President Clinton, striving to demonstrate continued American pressure to end Chinese human rights abuses, has outlined a five-point program “to support forces of constructive change in China while strengthening the U.S.-China relationship.”
The program, described in an article appearing today on the opinion pages of The Times, consists of steps by the Clinton Administration, American businesses and human rights organizations to push China to improve human rights conditions, even though they no longer will be linked to U.S. trade privileges.
Last week, the Administration announced it would effectively end the effort to link China’s human rights record with its status as a most-favored-nation (MFN) trading partner.
Clinton’s article also clearly is part of his new campaign to do better at explaining his foreign policy to Americans. Clinton told The Times on Friday that controversies and apparent shortcomings in his foreign policy were not the result of staff weaknesses but of his inability to communicate effectively about key issues and decisions.
Among the most controversial of those decisions was the one he made to renew China’s MFN status, despite Beijing’s failure to comply fully on human rights issues, as required by Congress and a presidential executive order last year.
“Annual debates linking MFN to human rights threaten to block needed progress on security and economic issues while yielding little if any progress on human rights,” Clinton writes in the article. “We must pursue our human rights agenda with China in a way that does not isolate China. We can’t help change human rights in China if we’re not there.”
The five points he outlines consist of:
* Transmitting new foreign broadcasts to China, including the new Radio Free Asia.
* Supporting U.S. groups assisting private Chinese groups working on human rights issues.
* Developing voluntary standards for U.S. firms doing business in or with China.
* Promoting international attention to and support for human rights in China.

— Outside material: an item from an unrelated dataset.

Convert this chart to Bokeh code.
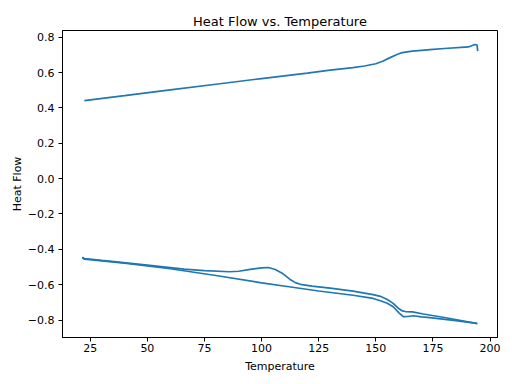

* Banning the import of Chinese guns and ammunition.
In the context of D-day commemorations this week, the President writes: “We must not waver in the challenge of advancing those same values--freedom and prosperity--in Asia and especially China. It is in this region that many of the profound challenges to America’s national interest can be found; it is in this region that our generation’s progress will in large part be measured.”
The President commends the Chinese government for recent steps, including the release of two dissidents, verbal acceptance of the U.N. Universal Declaration of Human Rights and moves toward ending the jamming of Voice of America broadcasts. But he underscores that these are insufficient to constitute real progress.
He calls his program “new and vigorous,” although each of the individual points has been debated or acted on before.
In the 1992 presidential campaign, Clinton pledged to make improvement of China’s human rights record a prerequisite for renewal of its favored trading status and to launch Radio Free Asia to make available new foreign media outlets to the Chinese people.
Congress passed authorization of Radio Free Asia this spring, despite China’s vigorous opposition on grounds that it amounted to interference in its internal affairs.
Establishing voluntary principles for U.S. businesses--an idea tried with disputed impact in South Africa--is a longstanding option borrowed from parties who oppose using MFN as leverage on human rights.